I can only hope this is spin and not really the way they have structured BigDaddy. Surely these high-paid people at least have common sense.
The spam sites that are in my niche haven't suffered at all, while I've had my results cut way down. I've seen the same thing with a couple of friends - they've been impacted even worse than I have.
It could be that people are stealing my content, and I'm the one getting penalized, and I'll have to look into that this weekend, but that doesn't help me out much - I can work with Google and get them delisted, but I doubt Google will give me any kind of special re-index - my sites only handle 50,000 or so people a month - a drop in the bucket.

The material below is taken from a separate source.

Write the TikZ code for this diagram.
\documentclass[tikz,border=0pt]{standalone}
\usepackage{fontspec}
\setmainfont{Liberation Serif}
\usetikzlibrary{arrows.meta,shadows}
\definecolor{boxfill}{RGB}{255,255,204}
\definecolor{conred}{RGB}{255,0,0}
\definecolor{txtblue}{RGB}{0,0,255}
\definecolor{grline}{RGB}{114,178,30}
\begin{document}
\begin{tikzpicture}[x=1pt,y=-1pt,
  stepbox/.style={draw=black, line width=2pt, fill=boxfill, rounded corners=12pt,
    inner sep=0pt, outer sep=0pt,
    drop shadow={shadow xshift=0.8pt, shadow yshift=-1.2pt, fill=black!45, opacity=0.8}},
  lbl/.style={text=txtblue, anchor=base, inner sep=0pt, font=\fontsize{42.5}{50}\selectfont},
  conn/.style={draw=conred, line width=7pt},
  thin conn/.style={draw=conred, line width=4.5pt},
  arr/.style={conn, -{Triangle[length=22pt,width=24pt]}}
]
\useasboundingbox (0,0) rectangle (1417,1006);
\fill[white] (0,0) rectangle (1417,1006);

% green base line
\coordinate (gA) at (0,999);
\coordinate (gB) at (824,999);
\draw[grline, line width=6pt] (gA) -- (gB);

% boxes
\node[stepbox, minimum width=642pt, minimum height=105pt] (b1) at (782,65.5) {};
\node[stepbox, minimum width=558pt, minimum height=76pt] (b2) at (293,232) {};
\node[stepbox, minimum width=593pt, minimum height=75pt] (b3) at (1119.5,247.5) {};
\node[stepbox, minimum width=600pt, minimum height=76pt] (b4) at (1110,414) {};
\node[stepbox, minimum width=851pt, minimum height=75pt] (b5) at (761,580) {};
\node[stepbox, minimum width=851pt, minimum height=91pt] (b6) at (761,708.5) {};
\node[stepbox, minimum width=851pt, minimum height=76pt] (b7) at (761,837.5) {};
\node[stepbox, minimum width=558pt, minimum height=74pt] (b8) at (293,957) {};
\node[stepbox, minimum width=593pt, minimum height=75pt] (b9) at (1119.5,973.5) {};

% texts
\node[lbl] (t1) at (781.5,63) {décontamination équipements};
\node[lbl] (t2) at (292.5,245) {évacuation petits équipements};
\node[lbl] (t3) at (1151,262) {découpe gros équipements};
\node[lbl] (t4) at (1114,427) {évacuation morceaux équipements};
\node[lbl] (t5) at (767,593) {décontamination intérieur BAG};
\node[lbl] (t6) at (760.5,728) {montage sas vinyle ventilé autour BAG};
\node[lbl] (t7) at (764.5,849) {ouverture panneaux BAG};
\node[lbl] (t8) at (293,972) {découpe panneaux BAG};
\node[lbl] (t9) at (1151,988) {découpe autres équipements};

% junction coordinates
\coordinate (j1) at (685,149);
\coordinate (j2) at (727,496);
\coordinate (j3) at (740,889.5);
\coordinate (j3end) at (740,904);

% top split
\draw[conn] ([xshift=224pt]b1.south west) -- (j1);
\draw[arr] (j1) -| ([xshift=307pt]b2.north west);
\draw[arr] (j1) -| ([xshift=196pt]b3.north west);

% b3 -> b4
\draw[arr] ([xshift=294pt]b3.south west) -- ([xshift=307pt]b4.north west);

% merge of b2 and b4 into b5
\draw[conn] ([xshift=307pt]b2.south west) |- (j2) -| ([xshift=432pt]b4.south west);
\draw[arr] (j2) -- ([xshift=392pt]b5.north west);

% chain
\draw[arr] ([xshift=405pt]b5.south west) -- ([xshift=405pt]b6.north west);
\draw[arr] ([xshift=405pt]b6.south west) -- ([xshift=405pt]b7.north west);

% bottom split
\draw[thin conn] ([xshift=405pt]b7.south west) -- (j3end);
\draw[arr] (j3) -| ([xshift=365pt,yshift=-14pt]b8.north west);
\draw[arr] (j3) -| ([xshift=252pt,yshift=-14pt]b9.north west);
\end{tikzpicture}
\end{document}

In addition to my websites, I have a small side service that I use AdWords to advertis - I'll move that AW money over to another advertising service, and I'll switch out my AdSense ads on my website to other services as well. If Google calls or emails like they have in the past when I've made such changes, I'll let them know, but they are seperate entitites from the Google SE gods.

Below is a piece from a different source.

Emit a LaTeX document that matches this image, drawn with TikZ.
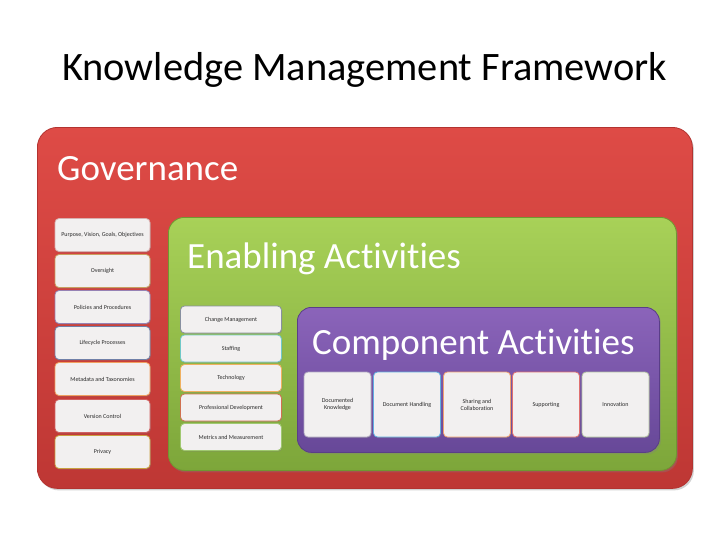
\documentclass[tikz,border=0pt]{standalone}
\usepackage{fontspec}
\setmainfont{Carlito}[Ligatures={NoCommon,NoRare}]
\usetikzlibrary{shadows}
\definecolor{redtop}{HTML}{DE4B46}
\definecolor{redbot}{HTML}{BE3734}
\definecolor{redline}{HTML}{B33330}
\definecolor{greentop}{HTML}{A8D158}
\definecolor{greenbot}{HTML}{7DA63A}
\definecolor{greenline}{HTML}{6F9830}
\definecolor{purptop}{HTML}{8B64BA}
\definecolor{purpbot}{HTML}{674898}
\definecolor{purpline}{HTML}{5A3E88}
\definecolor{boxfill}{HTML}{F2F0F0}
\definecolor{boxtext}{HTML}{2A2A2A}
\definecolor{bg1}{HTML}{D8B0B0}
\definecolor{bg2}{HTML}{C8A060}
\definecolor{bg3}{HTML}{9682B4}
\definecolor{bg4}{HTML}{7080A8}
\definecolor{bg5}{HTML}{F0A060}
\definecolor{bg6}{HTML}{D06060}
\definecolor{bg7}{HTML}{C8A040}
\definecolor{be1}{HTML}{8890A0}
\definecolor{be2}{HTML}{70C8C8}
\definecolor{be3}{HTML}{F0B060}
\definecolor{be4}{HTML}{D07050}
\definecolor{be5}{HTML}{A0C870}
\definecolor{bc1}{HTML}{B0A8C0}
\definecolor{bc2}{HTML}{60B0E0}
\definecolor{bc3}{HTML}{F0A070}
\definecolor{bc4}{HTML}{E07070}
\definecolor{bc5}{HTML}{B0C0A0}
\tikzset{
  container/.style={rounded corners=#1, anchor=north west, inner sep=0pt,
     drop shadow={opacity=0.35, shadow xshift=1.5pt, shadow yshift=-2pt}},
  redbox/.style={container=20pt, top color=redtop, bottom color=redbot, draw=redline, line width=0.8pt},
  greenbox/.style={container=16pt, top color=greentop, bottom color=greenbot, draw=greenline, line width=0.8pt},
  purpbox/.style={container=14pt, top color=purptop, bottom color=purpbot, draw=purpline, line width=0.8pt},
  biglabel/.style={anchor=west, text=white, inner sep=0pt},
  item/.style={rounded corners=4pt, fill=boxfill, draw=#1, line width=0.8pt,
     text=boxtext, font=\fontsize{6}{7}\selectfont, align=center, inner sep=1pt,
     drop shadow={opacity=0.3, shadow xshift=0.8pt, shadow yshift=-1.2pt}},
  leftitem/.style={item=#1, minimum width=95pt, minimum height=33pt},
  miditem/.style={item=#1, minimum width=101pt, minimum height=27pt},
  compitem/.style={item=#1, minimum width=67pt, minimum height=65pt},
}
\begin{document}
\begin{tikzpicture}[x=1pt,y=-1pt]
\useasboundingbox[fill=white] (0,0) rectangle (728,546);
% title
\node[anchor=base west, inner sep=0pt, font=\fontsize{40.4}{44}\selectfont] (title) at (62,80) {Knowledge Management Framework};
% containers
\node[redbox, minimum width=655pt, minimum height=361pt] (gov) at (37,127) {};
\node[biglabel, font=\fontsize{37}{40}\selectfont] (govlabel) at (57,169) {Governance};
\node[greenbox, minimum width=508pt, minimum height=253pt] (enab) at (168,217) {};
\node[biglabel, font=\fontsize{37}{40}\selectfont] (enablabel) at (187,259) {Enabling Activities};
\node[purpbox, minimum width=362pt, minimum height=145pt] (comp) at (297,307) {};
\node[biglabel, font=\fontsize{37}{40}\selectfont] (complabel) at (312,345) {Component Activities};
% governance column
\node[leftitem=bg1] (g1) at (102.5,235) {Purpose, Vision, Goals, Objectives};
\node[leftitem=bg2] (g2) at (102.5,271) {Oversight};
\node[leftitem=bg3] (g3) at (102.5,307) {Policies and Procedures};
\node[leftitem=bg4] (g4) at (102.5,343) {Lifecycle Processes};
\node[leftitem=bg5] (g5) at (102.5,379) {Metadata and Taxonomies};
\node[leftitem=bg6] (g6) at (102.5,416) {Version Control};
\node[leftitem=bg7] (g7) at (102.5,452) {Privacy};
% enabling column
\node[miditem=be1] (e1) at (231,319.5) {Change Management};
\node[miditem=be2] (e2) at (231,348.5) {Staffing};
\node[miditem=be3] (e3) at (231,378) {Technology};
\node[miditem=be4] (e4) at (231,407.5) {Professional Development};
\node[miditem=be5] (e5) at (231,437) {Metrics and Measurement};
% component row
\node[compitem=bc1] (c1) at (337.5,404.5) {Documented\\Knowledge};
\node[compitem=bc2] (c2) at (407,404.5) {Document Handling};
\node[compitem=bc3] (c3) at (477,404.5) {Sharing and\\Collaboration};
\node[compitem=bc4] (c4) at (546,404.5) {Supporting};
\node[compitem=bc5] (c5) at (615.5,404.5) {Innovation};
\end{tikzpicture}
\end{document}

Google may not notice, but I will feel like I have done something :-)
Simple.. are you just a store with books or are you a store with books, community forums, book blogs, User hand written reviews of the books, reviews of the best libraries, etc. If not, you better win by having the best natural links from the most powerful sites to offest your dup content/affiliate link limited site.
You wont be hit by anything, you will just have less chance of ranking unless you get better links (naturally ofcourse). You dont get penalized you just get looked at as less important.
because some spammers know how to acquire "high quality" IBLs.
This is very misleading. While the statement is accurate for some of course, the majority of Spammers are thriving because they have aquired networks of sites they can manipulate the links from. These are not quality links, they are just not reciprocal. Over the past year Googles ability to spot networks has weakened considerably.
It almost seems as though G have added a penalty for sites that have any form of affiliate code in their outbound links
I hope your right but I'm not holding my breath
Regarding my book posting
My site has a good mix of my own content mixed in with affiliate information, but as in my book example the content provided by the affiliate still only amounted to 40% of the content the rest was my own and these affiliate pages where 3rd & 4th level pages
I've been some further research across a wide selection of keywords and I'm sure this latest twist of the knife is aimed at affiliate sites as I'm struggling to find any
I run or am associated with numerous sites.. some affiliate oriented some not.. What seems to hurt the ones that lost pages the most is the fact that backlinks where hit and therefore deep indexing was stopped or slowed. It is just that most affiliate oriented sites tend to be connected one way or another to bad links.
Big Daddy = Quality Control Check
On the 9th May I did a 301 redirect from page.htm to a another of my sites as follows:
RewriteRule ^page-a\.htm$ [domain.com...] [L,R=permanent]
What i overlooked was that over 600 other pages link to page.htm. I now find that many have gone missing from the Google index. I can't be sure when they dropped out, but i will assume it was over the last week. I have now removed the Redirect to see if they come back.